#### [Problem requirements]
Leave out the pictures and repeat the data exactly.

## START Raw data

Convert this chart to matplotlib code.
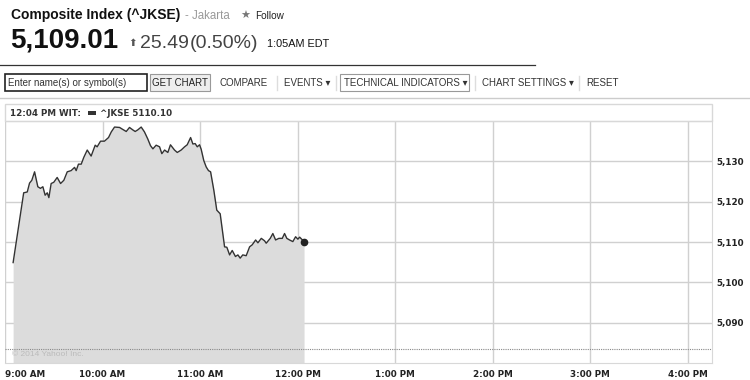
import matplotlib
matplotlib.use("Agg")
import matplotlib.pyplot as plt
from matplotlib.patches import Rectangle

# minutes after 9:00 AM (WIT) and ^JKSE index level
minutes = [5, 11.5, 13.7, 15.1, 16.5, 18.2, 20.2, 21.8, 23.3, 24.7, 26, 27, 28.4, 30,
           32.1, 34.2, 36.2, 38.3, 40.7, 42.8, 43.8, 45.2, 46.9, 48.5, 50.6, 53, 55.5,
           56.7, 58.8, 61.2, 63.7, 65.4, 67.4, 70.5, 72.5, 74.6, 76.6, 78.6, 80.1, 81.7,
           83.8, 85.8, 87.9, 89.5, 91, 93, 95.1, 96.5, 98.2, 100.2, 101.8, 104.3, 106,
           108.4, 110.5, 112.1, 114.2, 115.6, 117, 118.3, 119.7, 120.7, 122.3, 123.8,
           125.2, 126.5, 128.5, 130.3, 132.4, 135.1, 136.5, 138.2, 139.8, 141.8, 143.3,
           144.7, 146.3, 148.4, 150.5, 152.1, 154.2, 155.6, 157.7, 159.7, 160.7, 163.2,
           164.8, 166.5, 168.5, 170.6, 172, 173.4, 175.1, 177.1, 178.8, 180.2, 181.3, 184]
values = [5104.9, 5122.2, 5122.4, 5124.6, 5125.3, 5127.4, 5123.7, 5123.3, 5123.7, 5121.6,
          5122.2, 5121.0, 5124.5, 5124.8, 5126.0, 5124.5, 5125.3, 5127.4, 5127.7, 5128.5,
          5127.7, 5129.3, 5129.3, 5131.0, 5132.8, 5131.3, 5134.0, 5133.6, 5135.0, 5135.0,
          5135.9, 5137.3, 5138.5, 5138.4, 5137.9, 5137.4, 5138.4, 5137.8, 5137.4, 5137.8,
          5138.5, 5137.3, 5135.5, 5133.9, 5133.1, 5134.0, 5133.6, 5131.9, 5132.8, 5132.2,
          5134.1, 5132.8, 5132.2, 5132.8, 5133.6, 5134.1, 5135.9, 5134.3, 5134.4, 5133.6,
          5134.1, 5133.0, 5130.2, 5128.6, 5127.7, 5127.4, 5122.8, 5117.9, 5117.0, 5108.8,
          5108.7, 5106.8, 5107.9, 5106.4, 5106.8, 5106.0, 5106.8, 5106.6, 5108.8, 5109.3,
          5110.5, 5109.8, 5110.9, 5110.3, 5109.7, 5110.9, 5112.1, 5110.5, 5110.9, 5110.9,
          5112.1, 5110.9, 5110.5, 5110.1, 5111.3, 5110.7, 5111.2, 5110.1]
prev_close = 5083.52

hour_ticks = [0, 60, 120, 180, 240, 300, 360, 420]
hour_labels = ["9:00 AM", "10:00 AM", "11:00 AM", "12:00 PM",
               "1:00 PM", "2:00 PM", "3:00 PM", "4:00 PM"]
level_ticks = [5090, 5100, 5110, 5120, 5130]
level_labels = ["5,090", "5,100", "5,110", "5,120", "5,130"]

W, H = 750, 380
fig = plt.figure(figsize=(W / 100, H / 100), dpi=100)
fig.patch.set_facecolor("white")


def fx(px):
    return px / W


def fy(py):
    return 1 - py / H


hdr = ["Liberation Sans", "DejaVu Sans"]
vfont = "DejaVu Sans"

# --- quote header ---
fig.text(fx(11), fy(19), "Composite Index (^JKSE)", family=hdr, fontsize=10,
         weight="bold", color="#111")
fig.text(fx(185), fy(19), "- Jakarta", family=hdr, fontsize=8.3, color="#999")
fig.text(fx(240), fy(19), "★", family="DejaVu Sans", fontsize=8, color="#777")
fig.text(fx(255), fy(19), "Follow", family=hdr, fontsize=7.2, color="#222")
fig.text(fx(10), fy(48), "5,109.01", family=hdr, fontsize=20, weight="bold", color="#111")
fig.text(fx(128), fy(46.5), "⬆", family="DejaVu Sans", fontsize=7.5, color="#555")
fig.text(fx(140), fy(48), "25.49", family=hdr, fontsize=14, color="#444")
fig.text(fx(190), fy(48), "(0.50%)", family=hdr, fontsize=14, color="#444")
fig.text(fx(267), fy(47), "1:05AM EDT", family=hdr, fontsize=7.8, color="#111")

# --- toolbar ---
fig.add_artist(plt.Line2D([0, fx(535)], [fy(64.5), fy(64.5)], color="#333", lw=0.9))
fig.add_artist(plt.Line2D([0, 1], [fy(98), fy(98)], color="#ccc", lw=1))
fig.add_artist(Rectangle((fx(5), fy(91)), fx(142), 17 / H, fill=False,
                         ec="#222", lw=1.2))
fig.text(fx(8), fy(83), "Enter name(s) or symbol(s)", family=hdr, fontsize=7,
         color="#333", va="center")
fig.add_artist(Rectangle((fx(150), fy(91)), fx(60), 17 / H, fc="#eee",
                         ec="#999", lw=0.8))
fig.text(fx(180), fy(83), "GET CHART", family=hdr, fontsize=7, color="#222",
         va="center", ha="center")
fig.text(fx(219), fy(83), "COMPARE", family=hdr, fontsize=7, color="#333", va="center")
fig.text(fx(284), fy(83), "EVENTS ▾", family=hdr, fontsize=7, color="#333", va="center")
fig.add_artist(Rectangle((fx(340), fy(91)), fx(129), 17 / H, fill=False,
                         ec="#999", lw=0.8))
fig.text(fx(344), fy(83), "TECHNICAL INDICATORS ▾", family=hdr, fontsize=7,
         color="#333", va="center")
fig.text(fx(482), fy(83), "CHART SETTINGS ▾", family=hdr, fontsize=7, color="#333",
         va="center")
fig.text(fx(586), fy(83), "RESET", family=hdr, fontsize=7, color="#333", va="center")
for sx in (277, 336, 475, 579):
    fig.add_artist(plt.Line2D([fx(sx), fx(sx)], [fy(76), fy(90)], color="#ddd", lw=1))

# --- legend strip ---
fig.add_artist(Rectangle((fx(5), fy(121)), fx(707), 17 / H, fill=False,
                         ec="#d8d8d8", lw=1))
fig.text(fx(10), fy(113), "12:04 PM WIT:", family=vfont, fontsize=6.3, weight="bold",
         color="#333", va="center")
fig.add_artist(Rectangle((fx(88), fy(115)), fx(8), 4 / H, fc="#333", ec="none"))
fig.text(fx(100), fy(113), "^JKSE 5110.10", family=vfont, fontsize=6.3, weight="bold",
         color="#333", va="center")

# --- price chart ---
ax = fig.add_axes([fx(5), fy(363), fx(707), (363 - 121) / H])
ax.set_xlim(0, 435)
ax.set_ylim(5080, 5140)
ax.fill_between(minutes, values, 5080, color="#dcdcdc", lw=0, zorder=1)
ax.plot(minutes, values, color="#333", lw=1, zorder=3)
ax.plot(minutes[-1], values[-1], "o", color="#222", ms=4.5, zorder=4)
ax.axhline(prev_close, color="#888", lw=0.8, ls=(0, (1, 1)), zorder=2)

ax.set_xticks(hour_ticks)
ax.set_xticklabels(hour_labels)
ax.set_yticks(level_ticks)
ax.set_yticklabels(level_labels)
ax.yaxis.tick_right()
ax.grid(color="#d0d0d0", lw=1, zorder=0)
ax.set_axisbelow(True)
ax.tick_params(axis="x", length=0, labelsize=6.3, labelcolor="#222", pad=5)
ax.tick_params(axis="y", length=0, labelsize=6.3, labelcolor="#222", pad=3)
for lab in ax.get_xticklabels() + ax.get_yticklabels():
    lab.set_family(vfont)
    lab.set_weight("bold")
ax.get_xticklabels()[0].set_horizontalalignment("left")
for s in ax.spines.values():
    s.set_color("#d8d8d8")
ax.spines["left"].set_visible(False)

ax.text(0.01, 0.03, "© 2014 Yahoo! Inc.", transform=ax.transAxes, fontsize=6,
        family=hdr, color="#bbb", zorder=5)

fig.savefig("out.png", dpi=100)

## END Raw data

#### [Exercise solution]
Convert this chart to matplotlib code.
import matplotlib
matplotlib.use("Agg")
import matplotlib.pyplot as plt
from matplotlib.patches import Rectangle

# minutes after 9:00 AM (WIT) and ^JKSE index level
minutes = [5, 11.5, 13.7, 15.1, 16.5, 18.2, 20.2, 21.8, 23.3, 24.7, 26, 27, 28.4, 30,
           32.1, 34.2, 36.2, 38.3, 40.7, 42.8, 43.8, 45.2, 46.9, 48.5, 50.6, 53, 55.5,
           56.7, 58.8, 61.2, 63.7, 65.4, 67.4, 70.5, 72.5, 74.6, 76.6, 78.6, 80.1, 81.7,
           83.8, 85.8, 87.9, 89.5, 91, 93, 95.1, 96.5, 98.2, 100.2, 101.8, 104.3, 106,
           108.4, 110.5, 112.1, 114.2, 115.6, 117, 118.3, 119.7, 120.7, 122.3, 123.8,
           125.2, 126.5, 128.5, 130.3, 132.4, 135.1, 136.5, 138.2, 139.8, 141.8, 143.3,
           144.7, 146.3, 148.4, 150.5, 152.1, 154.2, 155.6, 157.7, 159.7, 160.7, 163.2,
           164.8, 166.5, 168.5, 170.6, 172, 173.4, 175.1, 177.1, 178.8, 180.2, 181.3, 184]
values = [5104.9, 5122.2, 5122.4, 5124.6, 5125.3, 5127.4, 5123.7, 5123.3, 5123.7, 5121.6,
          5122.2, 5121.0, 5124.5, 5124.8, 5126.0, 5124.5, 5125.3, 5127.4, 5127.7, 5128.5,
          5127.7, 5129.3, 5129.3, 5131.0, 5132.8, 5131.3, 5134.0, 5133.6, 5135.0, 5135.0,
          5135.9, 5137.3, 5138.5, 5138.4, 5137.9, 5137.4, 5138.4, 5137.8, 5137.4, 5137.8,
          5138.5, 5137.3, 5135.5, 5133.9, 5133.1, 5134.0, 5133.6, 5131.9, 5132.8, 5132.2,
          5134.1, 5132.8, 5132.2, 5132.8, 5133.6, 5134.1, 5135.9, 5134.3, 5134.4, 5133.6,
          5134.1, 5133.0, 5130.2, 5128.6, 5127.7, 5127.4, 5122.8, 5117.9, 5117.0, 5108.8,
          5108.7, 5106.8, 5107.9, 5106.4, 5106.8, 5106.0, 5106.8, 5106.6, 5108.8, 5109.3,
          5110.5, 5109.8, 5110.9, 5110.3, 5109.7, 5110.9, 5112.1, 5110.5, 5110.9, 5110.9,
          5112.1, 5110.9, 5110.5, 5110.1, 5111.3, 5110.7, 5111.2, 5110.1]
prev_close = 5083.52

hour_ticks = [0, 60, 120, 180, 240, 300, 360, 420]
hour_labels = ["9:00 AM", "10:00 AM", "11:00 AM", "12:00 PM",
               "1:00 PM", "2:00 PM", "3:00 PM", "4:00 PM"]
level_ticks = [5090, 5100, 5110, 5120, 5130]
level_labels = ["5,090", "5,100", "5,110", "5,120", "5,130"]

W, H = 750, 380
fig = plt.figure(figsize=(W / 100, H / 100), dpi=100)
fig.patch.set_facecolor("white")


def fx(px):
    return px / W


def fy(py):
    return 1 - py / H


hdr = ["Liberation Sans", "DejaVu Sans"]
vfont = "DejaVu Sans"

# --- quote header ---
fig.text(fx(11), fy(19), "Composite Index (^JKSE)", family=hdr, fontsize=10,
         weight="bold", color="#111")
fig.text(fx(185), fy(19), "- Jakarta", family=hdr, fontsize=8.3, color="#999")
fig.text(fx(240), fy(19), "★", family="DejaVu Sans", fontsize=8, color="#777")
fig.text(fx(255), fy(19), "Follow", family=hdr, fontsize=7.2, color="#222")
fig.text(fx(10), fy(48), "5,109.01", family=hdr, fontsize=20, weight="bold", color="#111")
fig.text(fx(128), fy(46.5), "⬆", family="DejaVu Sans", fontsize=7.5, color="#555")
fig.text(fx(140), fy(48), "25.49", family=hdr, fontsize=14, color="#444")
fig.text(fx(190), fy(48), "(0.50%)", family=hdr, fontsize=14, color="#444")
fig.text(fx(267), fy(47), "1:05AM EDT", family=hdr, fontsize=7.8, color="#111")

# --- toolbar ---
fig.add_artist(plt.Line2D([0, fx(535)], [fy(64.5), fy(64.5)], color="#333", lw=0.9))
fig.add_artist(plt.Line2D([0, 1], [fy(98), fy(98)], color="#ccc", lw=1))
fig.add_artist(Rectangle((fx(5), fy(91)), fx(142), 17 / H, fill=False,
                         ec="#222", lw=1.2))
fig.text(fx(8), fy(83), "Enter name(s) or symbol(s)", family=hdr, fontsize=7,
         color="#333", va="center")
fig.add_artist(Rectangle((fx(150), fy(91)), fx(60), 17 / H, fc="#eee",
                         ec="#999", lw=0.8))
fig.text(fx(180), fy(83), "GET CHART", family=hdr, fontsize=7, color="#222",
         va="center", ha="center")
fig.text(fx(219), fy(83), "COMPARE", family=hdr, fontsize=7, color="#333", va="center")
fig.text(fx(284), fy(83), "EVENTS ▾", family=hdr, fontsize=7, color="#333", va="center")
fig.add_artist(Rectangle((fx(340), fy(91)), fx(129), 17 / H, fill=False,
                         ec="#999", lw=0.8))
fig.text(fx(344), fy(83), "TECHNICAL INDICATORS ▾", family=hdr, fontsize=7,
         color="#333", va="center")
fig.text(fx(482), fy(83), "CHART SETTINGS ▾", family=hdr, fontsize=7, color="#333",
         va="center")
fig.text(fx(586), fy(83), "RESET", family=hdr, fontsize=7, color="#333", va="center")
for sx in (277, 336, 475, 579):
    fig.add_artist(plt.Line2D([fx(sx), fx(sx)], [fy(76), fy(90)], color="#ddd", lw=1))

# --- legend strip ---
fig.add_artist(Rectangle((fx(5), fy(121)), fx(707), 17 / H, fill=False,
                         ec="#d8d8d8", lw=1))
fig.text(fx(10), fy(113), "12:04 PM WIT:", family=vfont, fontsize=6.3, weight="bold",
         color="#333", va="center")
fig.add_artist(Rectangle((fx(88), fy(115)), fx(8), 4 / H, fc="#333", ec="none"))
fig.text(fx(100), fy(113), "^JKSE 5110.10", family=vfont, fontsize=6.3, weight="bold",
         color="#333", va="center")

# --- price chart ---
ax = fig.add_axes([fx(5), fy(363), fx(707), (363 - 121) / H])
ax.set_xlim(0, 435)
ax.set_ylim(5080, 5140)
ax.fill_between(minutes, values, 5080, color="#dcdcdc", lw=0, zorder=1)
ax.plot(minutes, values, color="#333", lw=1, zorder=3)
ax.plot(minutes[-1], values[-1], "o", color="#222", ms=4.5, zorder=4)
ax.axhline(prev_close, color="#888", lw=0.8, ls=(0, (1, 1)), zorder=2)

ax.set_xticks(hour_ticks)
ax.set_xticklabels(hour_labels)
ax.set_yticks(level_ticks)
ax.set_yticklabels(level_labels)
ax.yaxis.tick_right()
ax.grid(color="#d0d0d0", lw=1, zorder=0)
ax.set_axisbelow(True)
ax.tick_params(axis="x", length=0, labelsize=6.3, labelcolor="#222", pad=5)
ax.tick_params(axis="y", length=0, labelsize=6.3, labelcolor="#222", pad=3)
for lab in ax.get_xticklabels() + ax.get_yticklabels():
    lab.set_family(vfont)
    lab.set_weight("bold")
ax.get_xticklabels()[0].set_horizontalalignment("left")
for s in ax.spines.values():
    s.set_color("#d8d8d8")
ax.spines["left"].set_visible(False)

ax.text(0.01, 0.03, "© 2014 Yahoo! Inc.", transform=ax.transAxes, fontsize=6,
        family=hdr, color="#bbb", zorder=5)

fig.savefig("out.png", dpi=100)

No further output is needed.